每个人都拥有的童年岁月
——读李桢小说《红霞》

2023-09-13 02:17张敦
都市 2023年5期
关键词:奥康纳红霞鸡场

○张敦

不能否认,小说是虚构的艺术,但对于那些将“真诚”视作写作第一要义的作家,他们非常重视自身的生命体验,童年时期的生活绝对是不可忽视的写作素材。我的学生,都是二十岁左右的年轻人,他们普遍表示,在写作上面临的问题是:生活经验少,感觉没什么可写的。每遇到这种情况,我都会引用弗兰纳里·奥康纳的话,“任何活过童年岁月的人,都已经有了足够的生活素材,足以让他在以后的人生中反复回味。如果你无法在有限的经验中找到可写的东西,那么即便你有充足的经验,你也写不出来。”这段话有两个意思:一是童年的生活经验,就足以让作家写一辈子了,二是生活经历丰富的人,不一定写得出来,因为发现可写的素材,是一种很重要的能力。

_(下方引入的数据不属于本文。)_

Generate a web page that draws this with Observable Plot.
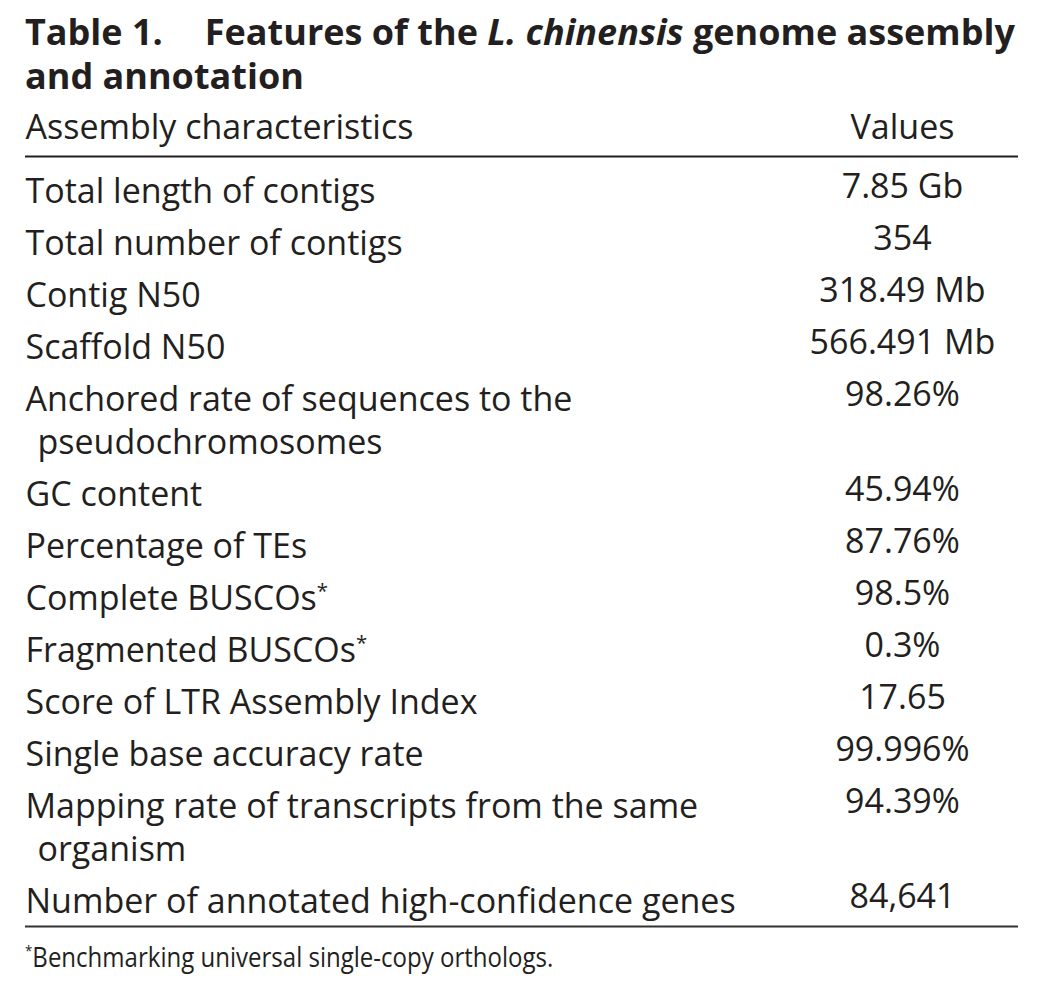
<!DOCTYPE html>
<html><head><meta charset="utf-8">
<script src="https://cdn.jsdelivr.net/npm/d3@7"></script>
<script src="https://cdn.jsdelivr.net/npm/@observablehq/plot@0.6"></script>
<style>
html,body{margin:0;padding:0;background:#fff;}
body{font-family:"Open Sans",sans-serif;color:#231f20;width:1042px;min-height:984px;}
#title{box-sizing:border-box;height:100px;padding:10px 0 0 25px;font-weight:700;font-size:36px;line-height:44px;white-space:nowrap;}
#title .num{margin-right:42px;}
#title .line{display:block;}
#chart svg{display:block;}
#foot{padding:3px 0 0 25px;font-size:27px;line-height:28px;height:40px;white-space:nowrap;}
#foot span{display:inline-block;transform:scaleX(0.89);transform-origin:left center;}
#foot sup{font-size:15px;vertical-align:11px;line-height:0;}
</style></head><body>
<div id="title"></div>
<div id="chart"></div>
<div id="foot"></div>
<script>
// ---- table content ----
const titleNumber = "Table 1.";
const titleBefore = "Features of the ";
const titleItalic = "L. chinensis";
const titleAfter = " genome assembly";
const titleLine2 = "and annotation";
const columns = ["Assembly characteristics", "Values"];
const labels = [
  "Total length of contigs",
  "Total number of contigs",
  "Contig N50",
  "Scaffold N50",
  "Anchored rate of sequences to the\npseudochromosomes",
  "GC content",
  "Percentage of TEs",
  "Complete BUSCOs*",
  "Fragmented BUSCOs*",
  "Score of LTR Assembly Index",
  "Single base accuracy rate",
  "Mapping rate of transcripts from the same\norganism",
  "Number of annotated high-confidence genes"
];
const values = ["7.85 Gb", "354", "318.49 Mb", "566.491 Mb", "98.26%", "45.94%", "87.76%", "98.5%", "0.3%", "17.65", "99.996%", "94.39%", "84,641"];
const footMark = "*";
const footnote = "Benchmarking universal single-copy orthologs.";

// ---- title & footnote ----
const t = document.getElementById("title");
const l1 = document.createElement("span"); l1.className = "line";
const num = document.createElement("span"); num.className = "num"; num.textContent = titleNumber;
const b1 = document.createElement("span"); b1.textContent = titleBefore;
const it = document.createElement("i"); it.textContent = titleItalic;
const a1 = document.createElement("span"); a1.textContent = titleAfter;
l1.append(num, b1, it, a1);
const l2 = document.createElement("span"); l2.className = "line"; l2.textContent = titleLine2;
t.append(l1, l2);
const f = document.getElementById("foot");
const fs = document.createElement("span");
const sup = document.createElement("sup"); sup.textContent = footMark;
fs.append(sup, document.createTextNode(footnote));
f.append(fs);

// ---- layout derived from row order and line counts ----
const lineStep = 43 / 52;
let acc = 0;
const rows = labels.map((lab, i) => {
  const lines = lab.split("\n");
  const r = {lines, value: values[i], pos: acc};
  acc += 1 + (lines.length - 1) * lineStep;
  return r;
});
const firstLines = rows.map(r => ({text: r.lines[0], pos: r.pos}));
const contLines = rows.flatMap(r => r.lines.slice(1).map((s, k) => ({text: s, pos: r.pos + (k + 1) * lineStep})));
const lastPos = rows[rows.length - 1].pos;
const ink = "#231f20";
const fontSize = 34;

const chart = Plot.plot({
  width: 1042, height: 840,
  marginTop: 0, marginBottom: 0, marginLeft: 25, marginRight: 24,
  x: {type: "point", domain: columns, range: [25, 902], padding: 0, axis: null},
  y: {type: "linear", domain: [0, 1], range: [102, 154], axis: null},
  style: {fontFamily: "Open Sans", color: ink, background: "transparent"},
  marks: [
    Plot.text([columns[0]], {x: d => d, y: () => 0, dy: -64, text: d => d, textAnchor: "start", lineAnchor: "bottom", fontSize, fill: ink}),
    Plot.text([columns[1]], {x: d => d, y: () => 0, dy: -64, text: d => d, textAnchor: "middle", lineAnchor: "bottom", fontSize, fill: ink}),
    Plot.ruleY([0], {dy: -46, stroke: ink, strokeWidth: 2}),
    Plot.text(firstLines, {x: () => columns[0], y: "pos", text: "text", textAnchor: "start", lineAnchor: "bottom", fontSize, fill: ink}),
    Plot.text(contLines, {x: () => columns[0], y: "pos", text: "text", dx: 12, textAnchor: "start", lineAnchor: "bottom", fontSize, fill: ink}),
    Plot.text(rows, {x: () => columns[1], y: "pos", text: "value", dy: -5, textAnchor: "middle", lineAnchor: "bottom", fontSize, fill: ink}),
    Plot.ruleY([lastPos], {dy: 14, stroke: "#333", strokeWidth: 2})
  ]
});
// superscript footnote markers
d3.select(chart).selectAll("text").each(function() {
  const s = this.textContent;
  if (s.endsWith(footMark) && this.childElementCount === 0) {
    this.textContent = s.slice(0, -1);
    const ts = document.createElementNS("http://www.w3.org/2000/svg", "tspan");
    ts.setAttribute("dy", "-0.55em");
    ts.setAttribute("font-size", "0.6em");
    ts.textContent = footMark;
    this.appendChild(ts);
  }
});
document.getElementById("chart").append(chart);
</script>
</body></html>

作家李桢发表在《安徽文学》2022 年第1 期的短篇小说《红霞》,是一个非常好的例子。这篇小说用童年视角写了一个发生在山东乡村的故事。故事虽然普通,但生活细节丰富而独特,情感真挚而绵长,这些特点都表明,作者往其中投入了大量的生命体验。我向李桢本人求证,得到了肯定的回复。鸡场、红霞、爸爸和妈妈,都有原型,几乎原封不动地移植到小说中,而人物之间的关系,很大程度依赖于虚构。这种写法,我也经常使用。有一段时间,我甚至偏执地认为,虚构之手不宜伸得过长,小说中应保留足够多的“真”。人物的形象,往往凭借生活的赠予,而他们之间的关系,则要靠形象力的加持。

《红霞》讲的故事是,“我”的父亲在村外建了家鸡场,鸡场雇了一名叫红霞的帮工。红霞很能干,也很和善,甚至替我出头,解决了我在学校遭遇的霸凌问题。可没过多久,红霞从我的生活中消失了,她的样子越来越模糊,就像没出现过一样。从题目看,这似乎是一篇写人的小说,实则不然,李桢的笔触,更多集中在自己的童年生活,红霞只是那段生活中的一个角色。所以,我觉得这篇作品非常适合写作的初学者们阅读。这样的故事,好像人人都会经历,遍布于记忆中的各个角落,我们的眼前,总会在不经意间浮现出某个熟悉的画面。这些难道不正是值得你去写的吗?可事实是,正因太过常见,这些素材被我们选择性地舍弃了。可能是怕写出来不够独特,被读者耻笑。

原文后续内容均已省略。